Thursday, January 04, 2007



Ouvindo Chico Buarque





Deixei sobre a noite os meus olhos de mulher nua. A fome é a tramela que se daria ao meio-dia. Eu ouvindo Chico e comendo o último pedaço de doce, preparando o almoço. Ela catando lixo. Um outro pedaço, sendo esse o da história, se dá como um papel rasgado em minha memória, diz que a fome e a seca é a cultura hostil do povo Nordestino. Triste passado sobrevivendo nas ruas. Mas gosto de bater a máquina como quem abre a caixa de Pandora e redescobre nas coisas simples e tristes da vida uma razão pra não chorar.


Escrevo. Escrevo para que nada tenha a ver com o que escuto, se ouço Chico enquanto ela, da janela em que a fito, ainda cata lata e resto de comida. E eu com um projeto na cabeça, sem grana, calça desbotada, minha mente a mil e ela... Mas a dor da gente, como nos fala a música, não sei no jornal, talvez o nome da catadora fosse Joana. Assim combinaria na composição de um soneto. Tento rabiscá-lo. Ruim, o soneto, achei por bem rasgá-lo. É, o poema é tão ruim quanto a Quadrilha que fala Drummond que não nos fala em sua letra daqueles que governam o Brasil. Quadrilha. Somos todo governados por uma quadrilha de paletó e gravata. Quanto ao poema do velho Carlos apenas nos diz bem o que é banal e poético na ponta da língua portuguesa: “João amava Tereza que amava Raimundo que amava Maria que amava Lili que não amava ninguém.” O poema, escutem baixinho, diz coisas que o poema quer dizer e que o coração de quem lê (por vezes) não sente ou não ousa parodiar. Talvez, queira Deus, que eu esteja errado.


O sentimento está sempre à retaguarda, está sempre a esquiva da serpe daquilo que se vê por traz do vidro, a luminosidade transcendente do ser, a confluência da música ou o instrumento melódico da fome.
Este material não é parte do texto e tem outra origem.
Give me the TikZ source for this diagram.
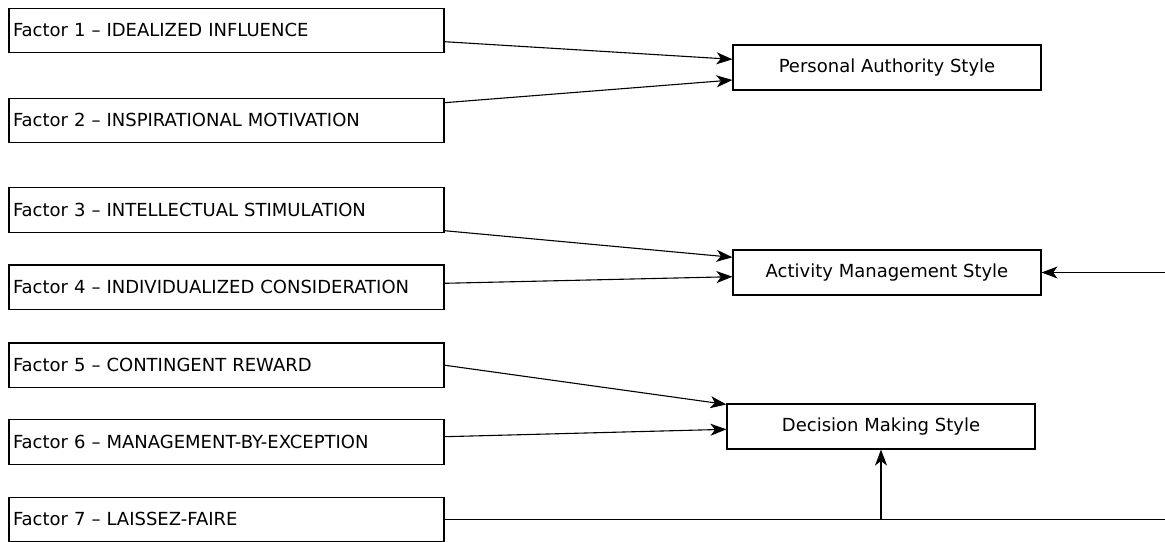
\documentclass[tikz,border=0pt]{standalone}
\usepackage{fontspec}
\setmainfont{DejaVu Sans}
\usetikzlibrary{arrows.meta,calc}
\begin{document}
\begin{tikzpicture}[x=1pt,y=1pt,
  factor/.style={draw=black,line width=1.1pt,minimum width=435pt,minimum height=44.5pt,inner sep=0pt,text width=427pt,align=left,font=\fontsize{18}{21}\selectfont},
  stylebox/.style={draw=black,line width=1.1pt,minimum width=308pt,minimum height=45pt,inner sep=0pt,align=center,font=\fontsize{18}{21}\selectfont},
  conn/.style={line width=1.1pt,-{Stealth[length=16pt,width=12pt,inset=4.5pt]}},
  plain/.style={line width=1.1pt}]
\useasboundingbox (0,0) rectangle (1165,-541);
\node[factor] (b1) at (226.5,-30.3) {Factor 1 – IDEALIZED INFLUENCE};
\node[factor] (b2) at (226.5,-120.3) {Factor 2 – INSPIRATIONAL MOTIVATION};
\node[factor] (b3) at (226.5,-209.8) {Factor 3 – INTELLECTUAL STIMULATION};
\node[factor] (b4) at (226.5,-287.2) {Factor 4 – INDIVIDUALIZED CONSIDERATION};
\node[factor] (b5) at (226.5,-365.2) {Factor 5 – CONTINGENT REWARD};
\node[factor] (b6) at (226.5,-441.8) {Factor 6 – MANAGEMENT-BY-EXCEPTION};
\node[factor] (b7) at (226.5,-519.3) {Factor 7 – LAISSEZ-FAIRE};
\node[stylebox] (P) at (887,-67.5) {Personal Authority Style};
\node[stylebox] (A) at (887,-272.5) {Activity Management Style};
\node[stylebox] (D) at (881,-426.5) {Decision Making Style};
\coordinate (rin) at (1165,-272.5);
\coordinate (rout) at (1165,-519.3);
\draw[conn] ([yshift=-11.4pt]b1.east) -- ([yshift=8.2pt]P.west);
\draw[conn] ([yshift=17.6pt]b2.east) -- ([yshift=-12.5pt]P.west);
\draw[conn] ([yshift=-20.9pt]b3.east) -- ([yshift=15.2pt]A.west);
\draw[conn] ([yshift=3.9pt]b4.east) -- ([yshift=-4.2pt]A.west);
\draw[conn] (b5.east) -- ([yshift=-1pt]D.north west);
\draw[conn] ([yshift=5.1pt]b6.east) -- ([yshift=-2.8pt]D.west);
\draw[conn] (rin) -- (A.east);
\draw[plain] (b7.east) -- (rout);
\coordinate (j) at (D.south |- rout);
\draw[conn] (j) -- (D.south);
\end{tikzpicture}
\end{document}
Ela ainda catava e agora comia o lixo. Era o lixo, urubu de gente disputando migalhas das sobras do natal. Eu a reflexão de um sentimento que nos assola. Ela de dedo socado no nariz, as mão sujas, a mente torpe sob uma garrafa de cana. Parecia bêbada como a política do país. O que sabia? De onde vinha? Para onde ia? Cheguei a imaginar: talvez no passado fosse uma mulher muito rica, perdera tudo ou nascera em berço pobre e esplêndido. Esplêndido. Gritou minha mente imaginando-a gritar: Eu sou brasileira – esplêndido! Seus cabelos sujos, as roupas rotas, pés no chão. Detalhe é que ela transportava em seu carrinho de mão vermelho uma criança. Os olhos azus da criança me fez lembrar os azus olhos de um certo menino que morrera crucificado. Ora, já passara o natal e eu ouvia Chico, queria mesmo que o compositor pudesse escutar essa prosa sem jeito de samba. Mas a tristeza não presta. Dizia a outra estrofe, em outra música. E que a alma exploda. Mas a velha parecia beijar o chão como se vivesse de brisa. Maltrapilha, maltratada. Cabeça erguida – brasileira. Mas foi bonita a festa pá, ficamos aqui contentes vendo tudo pela TV até que a música de teu governo acabe. Tive vontade de correr até ela e pedi-la para lavar toda a sua roupa suja no meio da rua. Escancarasse, quebrasse todos os vidros dos carros, chutasse a avenida, chamasse por seu marido, o Pedro Pedreira, que é certo a esperava em um trem a caminho de sua cidade. Enquanto o trem não vem, não vem e se vier que venha e não volte nunca mais.